I have learned in recovery that character defects are usually our character assets that have become messed up.
God gifted me with a servant's heart. This is a good thing in the ministry field. This is also an asset easily manipulated in a dysfunctional environment. Without healthy boundaries , this asset becomes a defect and makes me a slave to people.
This slave mentality happens as a result of not accepting or knowing God's truth. He didn't prepare us to serve people, He prepared us to serve Him. When we accept that, then He can use us to help people.
Attention is my love language. When someone takes the time to acknowledge I exist, I feel loved. When I feel love, I become a servant.
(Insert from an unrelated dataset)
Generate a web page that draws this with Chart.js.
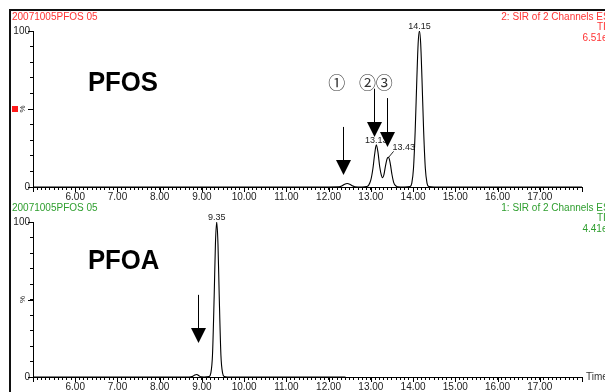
<!DOCTYPE html>
<html lang="en">
<head>
<meta charset="UTF-8">
<title>PFOS / PFOA SIR chromatogram</title>
<script src="https://cdn.jsdelivr.net/npm/chart.js@4.4.0/dist/chart.umd.min.js"></script>
<style>
    body { margin: 0; background: #fff; }
    #wrap { position: relative; width: 605px; height: 392px; overflow: hidden; }
    #wrap canvas { position: absolute; left: 0; top: 0; }
    #frame { position: absolute; left: 9px; top: 9px; width: 700px; height: 500px;
             border-left: 2px solid #111; border-top: 2px solid #111; }
</style>
</head>
<body>
<div id="wrap">
    <div id="frame"></div>
    <canvas id="chartPfos" width="605" height="392"></canvas>
    <canvas id="chartPfoa" width="605" height="392"></canvas>
</div>

<script>
// retention time (min) and relative intensity (%)
const pfosTime = [5.0, 6.0, 7.0, 8.0, 9.0, 10.0, 11.0, 12.0, 12.25, 12.32, 12.38, 12.44, 12.5, 12.56, 12.62, 12.8,
    12.9, 12.95, 13.0, 13.05, 13.09, 13.13, 13.17, 13.21, 13.25, 13.28, 13.31, 13.35, 13.39, 13.42, 13.46, 13.5,
    13.54, 13.58, 13.63, 13.8, 13.93, 13.97, 14.01, 14.05, 14.09, 14.12, 14.15, 14.18, 14.21, 14.25, 14.29, 14.33,
    14.37, 14.5, 15.0, 16.0, 17.0, 18.0];
const pfosIntensity = [0, 0, 0, 0, 0, 0, 0, 0, 0.1, 0.8, 1.8, 2.2, 1.8, 0.8, 0.2, 0,
    0.3, 1.2, 4.5, 12, 21, 27, 22, 13, 7.5, 6, 8, 14, 18.5, 19, 15, 8,
    3, 1, 0.2, 0, 0.3, 2.5, 12, 36, 70, 92, 100, 92, 70, 36, 12, 2.5,
    0.3, 0, 0, 0, 0, 0];

const pfoaTime = [5.0, 6.0, 7.0, 8.0, 8.7, 8.78, 8.83, 8.88, 8.93, 8.98, 9.05, 9.17, 9.21, 9.25, 9.29, 9.32, 9.35,
    9.38, 9.41, 9.45, 9.49, 9.53, 9.6, 10.0, 11.0, 12.0, 12.4];
const pfoaIntensity = [0, 0, 0, 0, 0, 0.4, 1.3, 1.6, 0.8, 0.1, 0, 0.3, 2.5, 14, 52, 86, 100,
    86, 52, 14, 2.5, 0.3, 0, 0, 0, 0, 0];

// peak apex labels
const pfosPeakLabels = [
    { x: 13.13, y: 27, text: '13.13' },
    { x: 13.42, y: 19, text: '13.43', leader: true },
    { x: 14.15, y: 100, text: '14.15' }
];
const pfoaPeakLabels = [{ x: 9.35, y: 100, text: '9.35' }];

// arrows: time, arrow tip and tail height (%)
const pfosArrows = [
    { x: 12.35, tip: 7.7, tail: 38.5 },
    { x: 13.08, tip: 32, tail: 63 },
    { x: 13.39, tip: 25.6, tail: 57 }
];
const pfoaArrows = [{ x: 8.91, tip: 22, tail: 53 }];

const pfosMarkers = [
    { x: 12.19, y: 67, text: '①' },
    { x: 12.92, y: 67, text: '②' },
    { x: 13.32, y: 67, text: '③' }
];

const FONT = "'Liberation Sans', Arial, sans-serif";

function isWhole(v) {
    return Math.abs(v - Math.round(v)) < 1e-6;
}

function makeChart(canvasId, opt) {
    const points = opt.time.map((t, i) => ({ x: t, y: opt.values[i] }));

    // everything that is not a plotted series: headers, labels, arrows
    const decorations = {
        id: 'decorations',
        afterDraw(chart) {
            const ctx = chart.ctx;
            const area = chart.chartArea;
            const xs = chart.scales.x;
            const ys = chart.scales.y;
            ctx.save();

            // longer ticks at whole minutes and at 0/50/100 %
            ctx.strokeStyle = '#000';
            ctx.lineWidth = 1;
            ctx.beginPath();
            xs.ticks.forEach(t => {
                if (isWhole(t.value)) {
                    const px = Math.round(xs.getPixelForValue(t.value)) + 0.5;
                    ctx.moveTo(px, area.bottom);
                    ctx.lineTo(px, area.bottom + 5);
                }
            });
            [0, 50, 100].forEach(v => {
                const py = Math.round(ys.getPixelForValue(v)) + 0.5;
                ctx.moveTo(area.left, py);
                ctx.lineTo(area.left - 5, py);
            });
            ctx.stroke();

            // headers
            ctx.fillStyle = opt.color;
            ctx.font = '10px ' + FONT;
            ctx.textBaseline = 'middle';
            ctx.textAlign = 'left';
            ctx.fillText(opt.header, 12, area.top - 14);
            ctx.textAlign = 'right';
            opt.rightLines.forEach((line, i) => {
                ctx.fillText(line, area.right + 31, area.top - 14 + i * 10.5);
            });

            // "%" on the y axis
            const midY = ys.getPixelForValue(50);
            ctx.save();
            ctx.translate(area.left - 10, midY);
            ctx.rotate(-Math.PI / 2);
            ctx.fillStyle = '#222';
            ctx.font = '8px ' + FONT;
            ctx.textAlign = 'center';
            ctx.fillText('%', 0, 0);
            ctx.restore();
            if (opt.marker) {
                ctx.fillStyle = '#ff1a1a';
                ctx.fillRect(12, midY - 3, 6, 6);
            }

            // compound name (a slightly condensed bold face)
            ctx.save();
            ctx.translate(xs.getPixelForValue(opt.name.x), ys.getPixelForValue(opt.name.y));
            ctx.scale(0.92, 1);
            ctx.fillStyle = '#000';
            ctx.font = 'bold 28px ' + FONT;
            ctx.textAlign = 'left';
            ctx.textBaseline = 'alphabetic';
            ctx.fillText(opt.name.text, 0, 0);
            ctx.restore();

            // peak labels
            ctx.font = '9px ' + FONT;
            ctx.fillStyle = '#222';
            ctx.textBaseline = 'alphabetic';
            opt.peakLabels.forEach(p => {
                const px = xs.getPixelForValue(p.x);
                const py = ys.getPixelForValue(p.y);
                if (p.leader) {
                    ctx.strokeStyle = '#222';
                    ctx.beginPath();
                    ctx.moveTo(px, py);
                    ctx.lineTo(px + 5, py - 6);
                    ctx.stroke();
                    ctx.textAlign = 'left';
                    ctx.fillText(p.text, px + 4, py - 7);
                } else {
                    ctx.textAlign = 'center';
                    ctx.fillText(p.text, px, py - 2);
                }
            });

            // circled numbers
            ctx.font = '17px "Noto Sans CJK JP", "DejaVu Sans", sans-serif';
            ctx.fillStyle = '#333';
            ctx.textAlign = 'center';
            ctx.textBaseline = 'middle';
            (opt.markers || []).forEach(m => {
                ctx.fillText(m.text, xs.getPixelForValue(m.x), ys.getPixelForValue(m.y));
            });

            // arrows
            ctx.strokeStyle = '#000';
            ctx.fillStyle = '#000';
            opt.arrows.forEach(a => {
                const px = Math.round(xs.getPixelForValue(a.x)) + 0.5;
                const tip = ys.getPixelForValue(a.tip);
                const tail = ys.getPixelForValue(a.tail);
                ctx.beginPath();
                ctx.moveTo(px, tail);
                ctx.lineTo(px, tip - 14);
                ctx.stroke();
                ctx.beginPath();
                ctx.moveTo(px - 7.5, tip - 15);
                ctx.lineTo(px + 7.5, tip - 15);
                ctx.lineTo(px, tip);
                ctx.closePath();
                ctx.fill();
            });

            if (opt.showTimeLabel) {
                ctx.font = '10px ' + FONT;
                ctx.fillStyle = '#333';
                ctx.textAlign = 'left';
                ctx.textBaseline = 'middle';
                ctx.fillText('Time', area.right + 4, area.bottom);
            }
            ctx.restore();
        }
    };

    return new Chart(document.getElementById(canvasId).getContext('2d'), {
        type: 'line',
        data: {
            datasets: [{
                data: points,
                borderColor: '#000',
                borderWidth: 1.1,
                pointRadius: 0,
                fill: false,
                cubicInterpolationMode: 'monotone'
            }]
        },
        options: {
            responsive: false,
            animation: false,
            devicePixelRatio: 1,
            layout: { padding: opt.padding },
            plugins: { legend: { display: false }, tooltip: { enabled: false } },
            scales: {
                x: {
                    type: 'linear',
                    min: 5,
                    max: 18,
                    afterFit(scale) { scale.height = 16; },
                    border: { display: true, color: '#000', width: 1 },
                    grid: { drawOnChartArea: false, tickLength: 3, tickColor: '#000' },
                    ticks: {
                        stepSize: 0.1,
                        autoSkip: false,
                        maxRotation: 0,
                        padding: 1,
                        color: '#222',
                        font: { family: FONT, size: 10 },
                        callback: v => (isWhole(v) && v > 5.5 && v < 17.5) ? Math.round(v).toFixed(2) : ''
                    }
                },
                y: {
                    min: 0,
                    max: 100,
                    afterFit(scale) { scale.width = 33; },
                    border: { display: true, color: '#000', width: 1 },
                    grid: { drawOnChartArea: false, tickLength: 3, tickColor: '#000' },
                    ticks: {
                        stepSize: 10,
                        padding: 0,
                        color: '#222',
                        font: { family: FONT, size: 10 },
                        callback: v => (v === 100 || v === 0) ? String(v) : ''
                    }
                }
            }
        },
        plugins: [decorations]
    });
}

const chartPfos = makeChart('chartPfos', {
    time: pfosTime,
    values: pfosIntensity,
    color: '#ff3333',
    header: '20071005PFOS 05',
    rightLines: ['2: SIR of 2 Channels ES-', 'TIC', '6.51e5'],
    name: { text: 'PFOS', x: 6.3, y: 61.5 },
    peakLabels: pfosPeakLabels,
    arrows: pfosArrows,
    markers: pfosMarkers,
    marker: true,
    padding: { top: 31, left: 0, right: 23, bottom: 189 }
});

const chartPfoa = makeChart('chartPfoa', {
    time: pfoaTime,
    values: pfoaIntensity,
    color: '#2e9e2e',
    header: '20071005PFOS 05',
    rightLines: ['1: SIR of 2 Channels ES-', 'TIC', '4.41e5'],
    name: { text: 'PFOA', x: 6.3, y: 69.7 },
    peakLabels: pfoaPeakLabels,
    arrows: pfoaArrows,
    showTimeLabel: true,
    padding: { top: 222, left: 0, right: 23, bottom: -1 }
});
</script>
</body>
</html>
That makes sense because that is how God gifted me to preform in a loving environment.
The problem in the past has happened when I feel love in a dysfunctional environment or relationship. I get attention and so my gift of service kicks in. But because I have not had boundaries in the past, nor the ability to recognize unhealthy people and because I was unhealthy myself, instead of serving the other person inside a loving relationship, I enabled them to whatever hurt, habit or hang up they struggle with.
I have found myself trapped in a cycle that if I didn't enable the other person, they would walk away from me and take their attention with them. I would end up feeling unloved and unwanted. That's a dark place to be. I would continue to enable so I could continue to feel love.
Here is the pivotal element to my ability to recover from this issue. I recognized my feelings were in the way of God's truth. You can read back and see how many times I used the word feel.
The truth is, I don't have to feel loved, I am loved. Every second, of every minute, of every day before I was even created in my mother's womb, God loved me.
Accepting this as truth has allowed me to reopen my servants heart and use it for the purpose God has for me. I am no longer a slave to other people. I love other people, but it is a healthy love now. It is the true love God has shown me that has allowed me to give true love to others. I receive my love and affirmation from Him. The more I accept His love, the more I am able to serve and be fulfilled, rather than left empty and damaged by people that have failed me time and time again.
The truth is, we are all messy sinners saved by grace. Therefore, we all fall short of meeting each other's needs. God didn't intend for us to fill each other's needs. He, alone, wants to meet all of our needs. To try and do everything for another human being sets us up for failure. We will never succeed. He won't allow it. He wants to be our everything.
I know many of you, like myself, struggle with relationships with other people that include family, friends, and acquaintances. I pray these words will open your heart to allow God, and not people to be your everything. I pray that you will no longer be a slave to people but a servant for Him. I pray you know true love.